When I saw the trailer for Into the Spider-Verse some months back, my initial reaction was something along the lines of this:

It didn’t particularly pique my interest. The scene I saw was Miles Morales visiting Peter Parker’s grave to apologise and the chase scene that subsequently follows. It wasn’t really funny to me and I found myself unamused by it. In fact, I didn’t even wish to see this movie and only went to view it on a complete whim.

And, well, my reaction after I saw it was something along the lines of…

It absolutely lived up to the hype in every way possible. I was completely blown away by this movie and all it had to offer. I even wanted to give it a rewatch just so I could appreciate everything about it more (which I did just two days back, incidentally). So now, let’s get into the details, shall we?

The Story

So, starting with the basics, the story is simple but works quite well both as a serious tale and as a parody of Spiderman tropes. Seeing the normal, everyday life of Miles being contrasted with the very out-there lives of the other Spidermen is interesting. Miles’ subplot involving his family works very well and I was invested in his relationship with his father as well as his Uncle Aaron. Making Aaron the Prowler was certainly a surprising twist as well, though sadly his death soon after makes it feel like it has lost potential. I would’ve liked to see Aaron converse with Miles more after being exposed and I would have liked to also see how he even became the Prowler. On the other hand, it set up a pretty good subplot with how Miles’ father dealt with it all so I can’t say I’m particularly unhappy about it.

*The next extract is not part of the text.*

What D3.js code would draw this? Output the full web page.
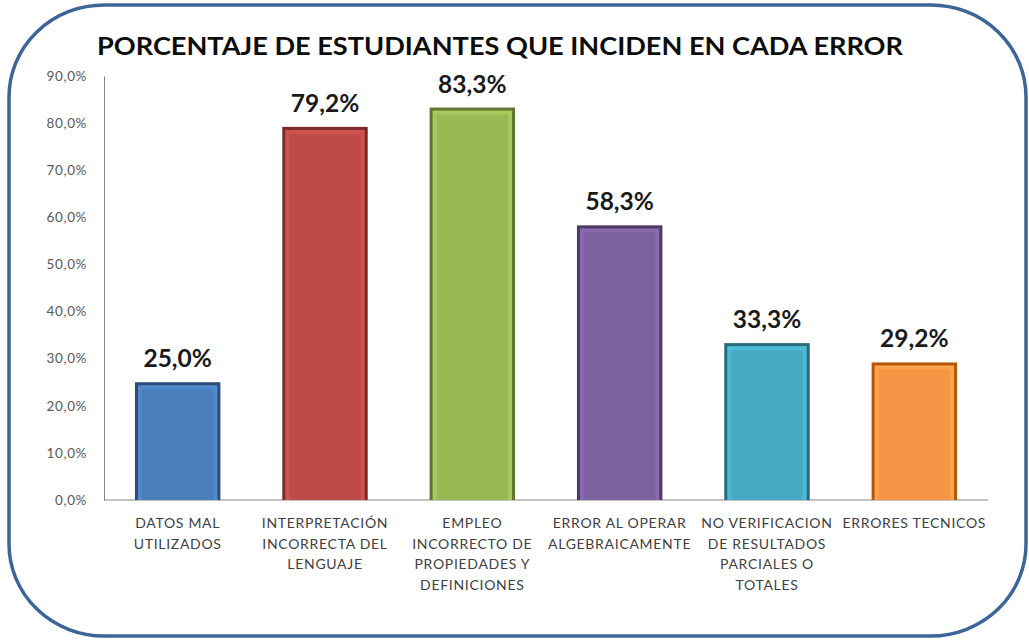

A minor complaint I do have with the subplot though is how it ends. Sure, Miles makes up with his dad both as himself and as Spiderman, but I found it disappointing that he didn’t reveal his identity at the end. Of course, it makes sense to him considering his father doesn’t really appreciate vigilantism and such but I felt it was a wasted opportunity from a story perspective and that it was such a tease.

In terms of other subplots, I also liked the relationship with Miles and Peter B. Parker as well as Gwen. Both were well done and felt quite meaningful at the end. I liked how even though it would’ve been “cooler” for Peter to join the final fight against Kingpin, he doesn’t because it’s more thematically relevant and more importantly, meaningful for Miles. Another nice touch I liked was that Miles and Gwen don’t fall in love at the end and instead decide to stay friends. I was absolutely dreading the cliche kiss scene but was pleasantly surprised when their relationship stayed platonic but also felt meaningful, as Gwen had finally managed to make a friend in Miles. It felt very nice.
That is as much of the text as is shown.